For me, and also for other authors like Josh Levs, many times Black men are absent in their family against their own will, whether because they are dead, imprisoned, or because they are economically or mentally uncapable of taking their responsibility.
Besides, there are many other factors that prove wrong the idea that Black fathers don’t take care of their children. It seems that many preconceived ideas about Black families confuse both weddings with family, and kids out of wedlock with fatherless kids.
Given that Black families are much more inclined to have kids without being married or before their marriage, these kids are then considered as fatherless when in fact many of those fathers are present in their children’s life or are even living with their family.
I was born and raised in a Black family myself, and I saw how my father took care of us. He used to cook for us, bathe us, play with us and, surprisingly, he even did my kinky hair at least twice. I have no reference in my head for this absent Black father. I don’t mean this doesn’t exist, but don’t generalize it as a pattern which characterizes an overall community, instead let’s think a bit about our women and children left alone.
Left alone because the father has been killed.
Left alone because the father is in jail.
Left alone because they are Black. Well, sometimes mothers and children are left alone only because they are Black.
How many White fathers have impregnated Black women and gone away? We don’t know the numbers for this very (and many times, normalized) phenomenon. How many Black men also went away because the woman is Black, or too Black? Probably we know more about this, but I am still wondering why it happens so often.

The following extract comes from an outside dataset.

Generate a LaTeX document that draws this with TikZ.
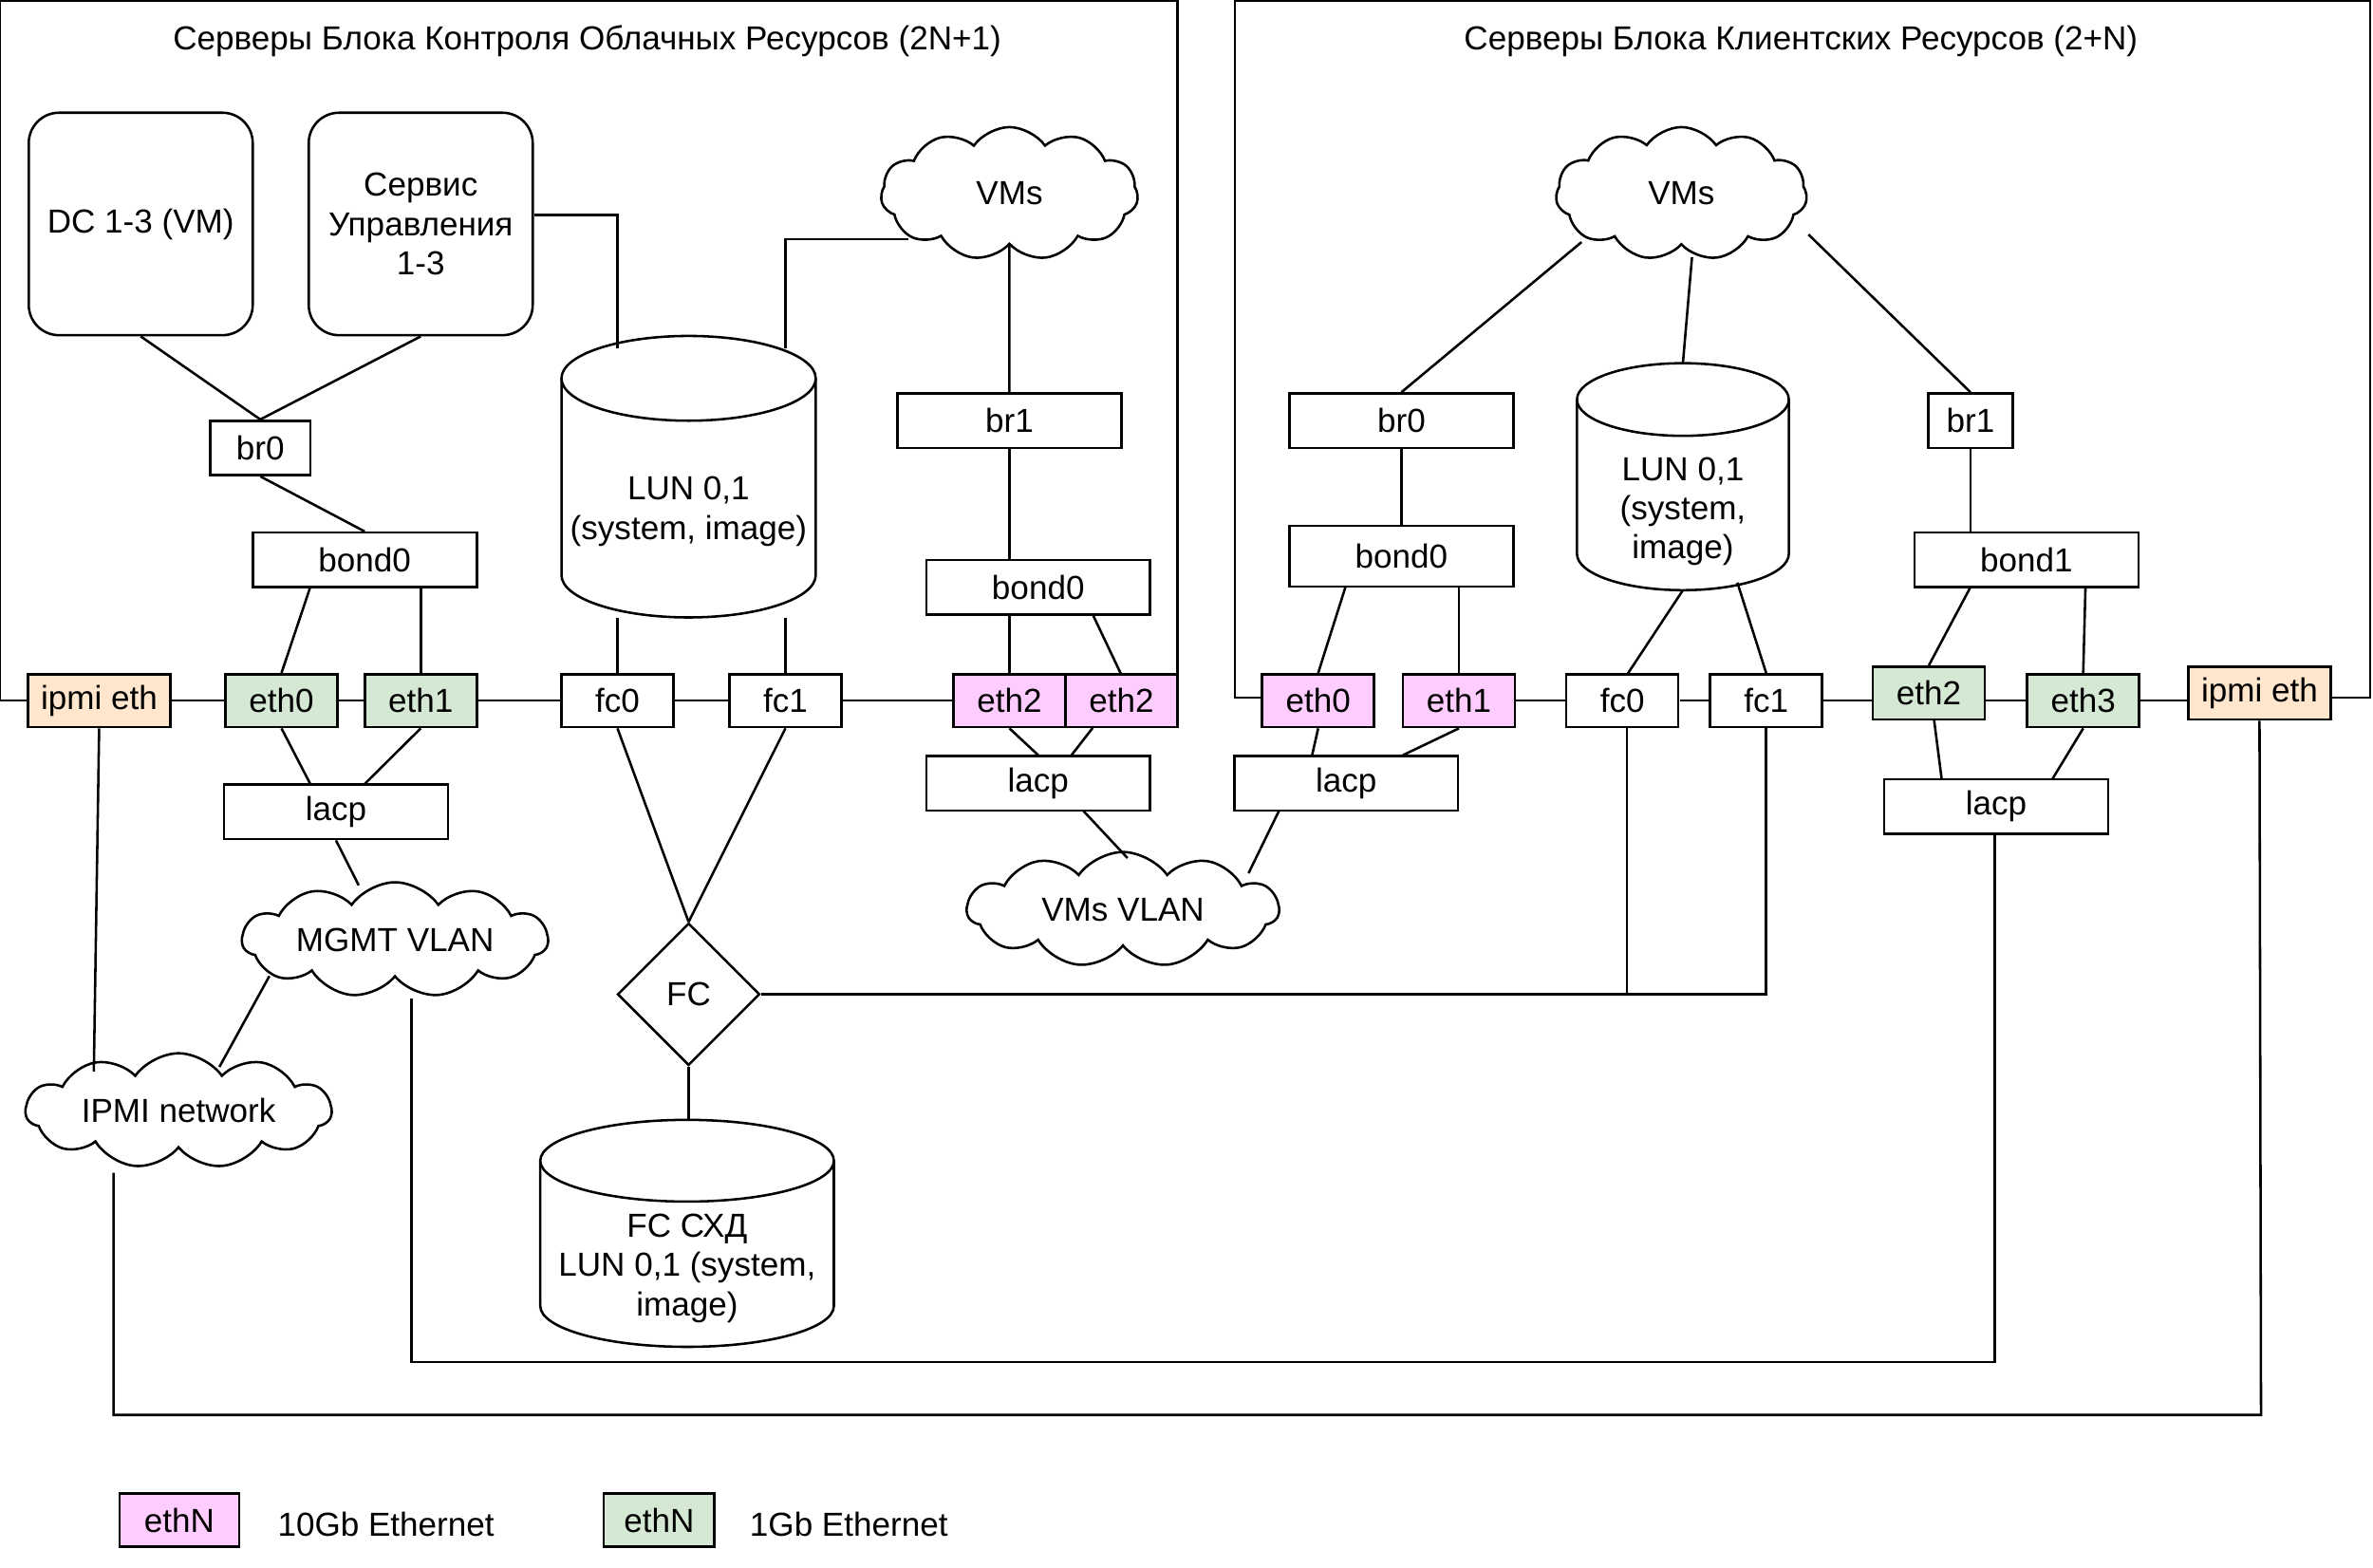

I dare expect answers like these:
Maybe the Black woman could be a mother, but she is too Black to be a wife. Maybe she can hook up, but she is too Black to be the mother of my child. Maybe she is good to me, but she is not that cute.
I start to reflect on my own experiences and realize that the absent father trope has never been exclusively about Black men, maybe it has always been about the fear to put another Black folk on this earth, the fear to be associated with a Black woman, the lack of respect toward Black women, the angry Black woman, the strong Black woman stereotype, the Jezebel and, more than anything, the slave Black woman. Maybe we should also analyze the absent Black father through the lenses of colonialism and try to erase the word Black sometimes and use instead: the absent father in Black families.